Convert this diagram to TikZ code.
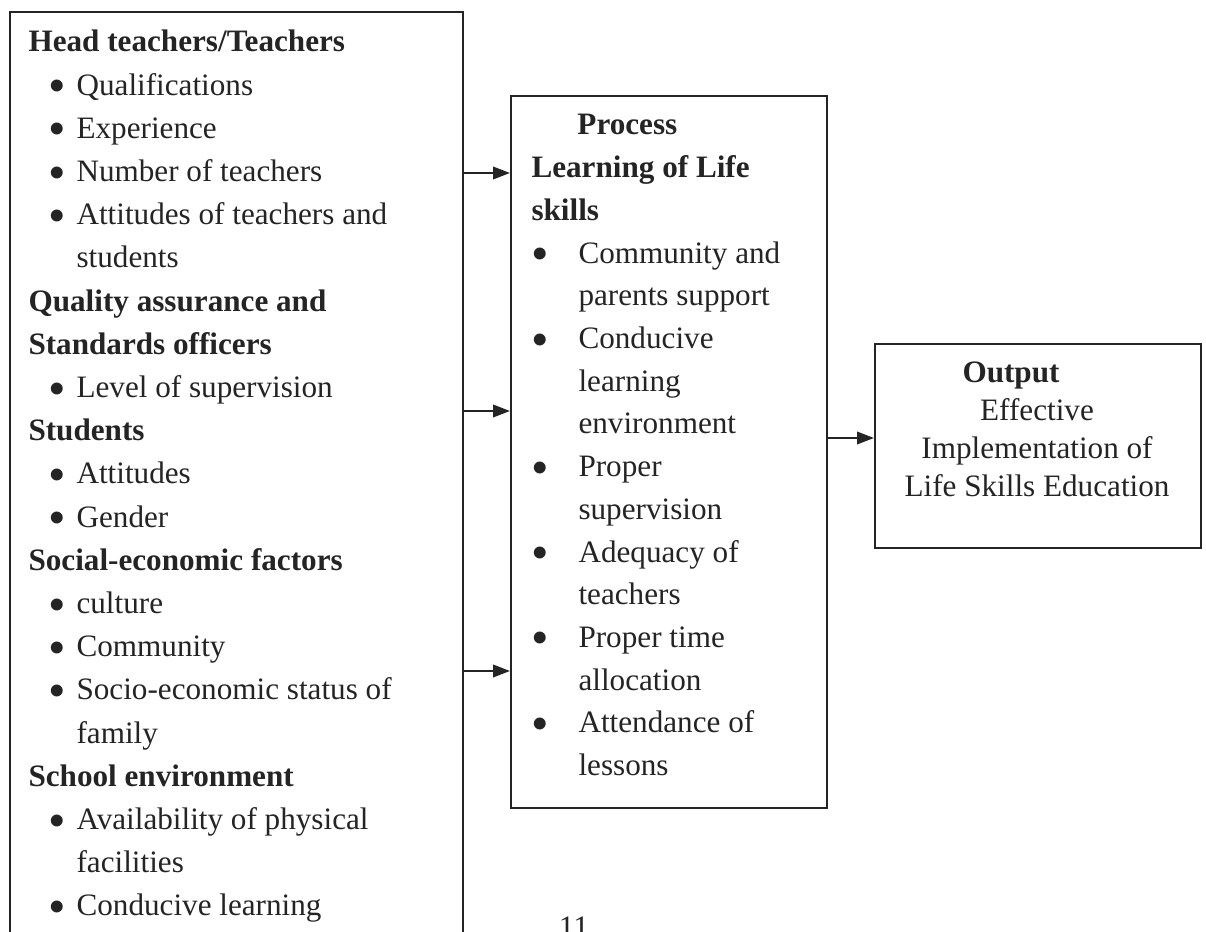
\documentclass[tikz,border=0pt]{standalone}
\usepackage{fontspec}
\setmainfont{Liberation Serif}
\usetikzlibrary{arrows.meta,fit}

\definecolor{ink}{HTML}{242424}
\newcommand{\hd}[1]{\textbf{#1}}
\newcommand{\bdot}{\smash{\raisebox{-2.9pt}{\scalebox{1.6}{\textbullet}}}}
\newcommand{\lbul}{\hspace*{7.8pt}\makebox[10.7pt][l]{\bdot}}
\newcommand{\lcont}{\hspace*{18.5pt}}
\newcommand{\mbul}{\makebox[18.1pt][l]{\bdot}}
\newcommand{\mcont}{\hspace*{18.1pt}}

\begin{document}
\begin{tikzpicture}[x=0.385pt,y=-0.385pt,
    box/.style={draw=ink,line width=0.8pt,inner sep=0pt},
    txt/.style={anchor=base west,inner sep=0pt,text=ink,font=\fontsize{12pt}{16.63pt}\selectfont},
    arr/.style={draw=ink,line width=0.8pt,-{Triangle[length=6.5pt,width=4.8pt]}}]
\useasboundingbox (0,0) rectangle (1206,932);
\clip (0,0) rectangle (1206,932);

% boxes
\node[box,fit={(10,12) (463,960)}] (inputs) {};
\node[box,fit={(511,96) (827,808)}] (process) {};
\node[box,fit={(875,344) (1201,548)}] (output) {};

% input factors
\node[txt] (inlist) at (28,52) {\begin{tabular}[t]{@{}l@{}}
  \hd{Head teachers/Teachers}\\
  \lbul Qualifications\\
  \lbul Experience\\
  \lbul Number of teachers\\
  \lbul Attitudes of teachers and\\
  \lcont students\\
  \hd{Quality assurance and}\\
  \hd{Standards officers}\\
  \lbul Level of supervision\\
  \hd{Students}\\
  \lbul Attitudes\\
  \lbul Gender\\
  \hd{Social-economic factors}\\
  \lbul culture\\
  \lbul Community\\
  \lbul Socio-economic status of\\
  \lcont family\\
  \hd{School environment}\\
  \lbul Availability of physical\\
  \lcont facilities\\
  \lbul Conducive learning
\end{tabular}};

% process
\node[txt,font=\fontsize{12pt}{16.44pt}\selectfont] (proclist) at (531,135) {\begin{tabular}[t]{@{}l@{}}
  \hspace*{17.7pt}\hd{Process}\\
  \hd{Learning of Life}\\
  \hd{skills}\\
  \mbul Community and\\
  \mcont parents support\\
  \mbul Conducive\\
  \mcont learning\\
  \mcont environment\\
  \mbul Proper\\
  \mcont supervision\\
  \mbul Adequacy of\\
  \mcont teachers\\
  \mbul Proper time\\
  \mcont allocation\\
  \mbul Attendance of\\
  \mcont lessons
\end{tabular}};

% output
\node[txt] (outhead) at (962,383) {\hd{Output}};
\node[txt,anchor=base,font=\fontsize{12pt}{14.63pt}\selectfont] (outtext) at (1037,421) {\begin{tabular}[t]{@{}c@{}}
  Effective\\
  Implementation of\\
  Life Skills Education
\end{tabular}};

% page number
\node[txt,anchor=base] (pagenum) at (574,938) {11};

% connectors
\draw[arr] (inputs.east |- 0,173) -- (process.west |- 0,173);
\draw[arr] (inputs.east |- 0,411) -- (process.west |- 0,411);
\draw[arr] (inputs.east |- 0,671) -- (process.west |- 0,671);
\draw[arr] (process.east |- 0,438) -- (output.west |- 0,438);
\end{tikzpicture}
\end{document}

● Task to carry out: Write out the listing above again, exactly, but with no pictures in the copy.

● Reply:
Convert this diagram to TikZ code.
\documentclass[tikz,border=0pt]{standalone}
\usepackage{fontspec}
\setmainfont{Liberation Serif}
\usetikzlibrary{arrows.meta,fit}

\definecolor{ink}{HTML}{242424}
\newcommand{\hd}[1]{\textbf{#1}}
\newcommand{\bdot}{\smash{\raisebox{-2.9pt}{\scalebox{1.6}{\textbullet}}}}
\newcommand{\lbul}{\hspace*{7.8pt}\makebox[10.7pt][l]{\bdot}}
\newcommand{\lcont}{\hspace*{18.5pt}}
\newcommand{\mbul}{\makebox[18.1pt][l]{\bdot}}
\newcommand{\mcont}{\hspace*{18.1pt}}

\begin{document}
\begin{tikzpicture}[x=0.385pt,y=-0.385pt,
    box/.style={draw=ink,line width=0.8pt,inner sep=0pt},
    txt/.style={anchor=base west,inner sep=0pt,text=ink,font=\fontsize{12pt}{16.63pt}\selectfont},
    arr/.style={draw=ink,line width=0.8pt,-{Triangle[length=6.5pt,width=4.8pt]}}]
\useasboundingbox (0,0) rectangle (1206,932);
\clip (0,0) rectangle (1206,932);

% boxes
\node[box,fit={(10,12) (463,960)}] (inputs) {};
\node[box,fit={(511,96) (827,808)}] (process) {};
\node[box,fit={(875,344) (1201,548)}] (output) {};

% input factors
\node[txt] (inlist) at (28,52) {\begin{tabular}[t]{@{}l@{}}
  \hd{Head teachers/Teachers}\\
  \lbul Qualifications\\
  \lbul Experience\\
  \lbul Number of teachers\\
  \lbul Attitudes of teachers and\\
  \lcont students\\
  \hd{Quality assurance and}\\
  \hd{Standards officers}\\
  \lbul Level of supervision\\
  \hd{Students}\\
  \lbul Attitudes\\
  \lbul Gender\\
  \hd{Social-economic factors}\\
  \lbul culture\\
  \lbul Community\\
  \lbul Socio-economic status of\\
  \lcont family\\
  \hd{School environment}\\
  \lbul Availability of physical\\
  \lcont facilities\\
  \lbul Conducive learning
\end{tabular}};

% process
\node[txt,font=\fontsize{12pt}{16.44pt}\selectfont] (proclist) at (531,135) {\begin{tabular}[t]{@{}l@{}}
  \hspace*{17.7pt}\hd{Process}\\
  \hd{Learning of Life}\\
  \hd{skills}\\
  \mbul Community and\\
  \mcont parents support\\
  \mbul Conducive\\
  \mcont learning\\
  \mcont environment\\
  \mbul Proper\\
  \mcont supervision\\
  \mbul Adequacy of\\
  \mcont teachers\\
  \mbul Proper time\\
  \mcont allocation\\
  \mbul Attendance of\\
  \mcont lessons
\end{tabular}};

% output
\node[txt] (outhead) at (962,383) {\hd{Output}};
\node[txt,anchor=base,font=\fontsize{12pt}{14.63pt}\selectfont] (outtext) at (1037,421) {\begin{tabular}[t]{@{}c@{}}
  Effective\\
  Implementation of\\
  Life Skills Education
\end{tabular}};

% page number
\node[txt,anchor=base] (pagenum) at (574,938) {11};

% connectors
\draw[arr] (inputs.east |- 0,173) -- (process.west |- 0,173);
\draw[arr] (inputs.east |- 0,411) -- (process.west |- 0,411);
\draw[arr] (inputs.east |- 0,671) -- (process.west |- 0,671);
\draw[arr] (process.east |- 0,438) -- (output.west |- 0,438);
\end{tikzpicture}
\end{document}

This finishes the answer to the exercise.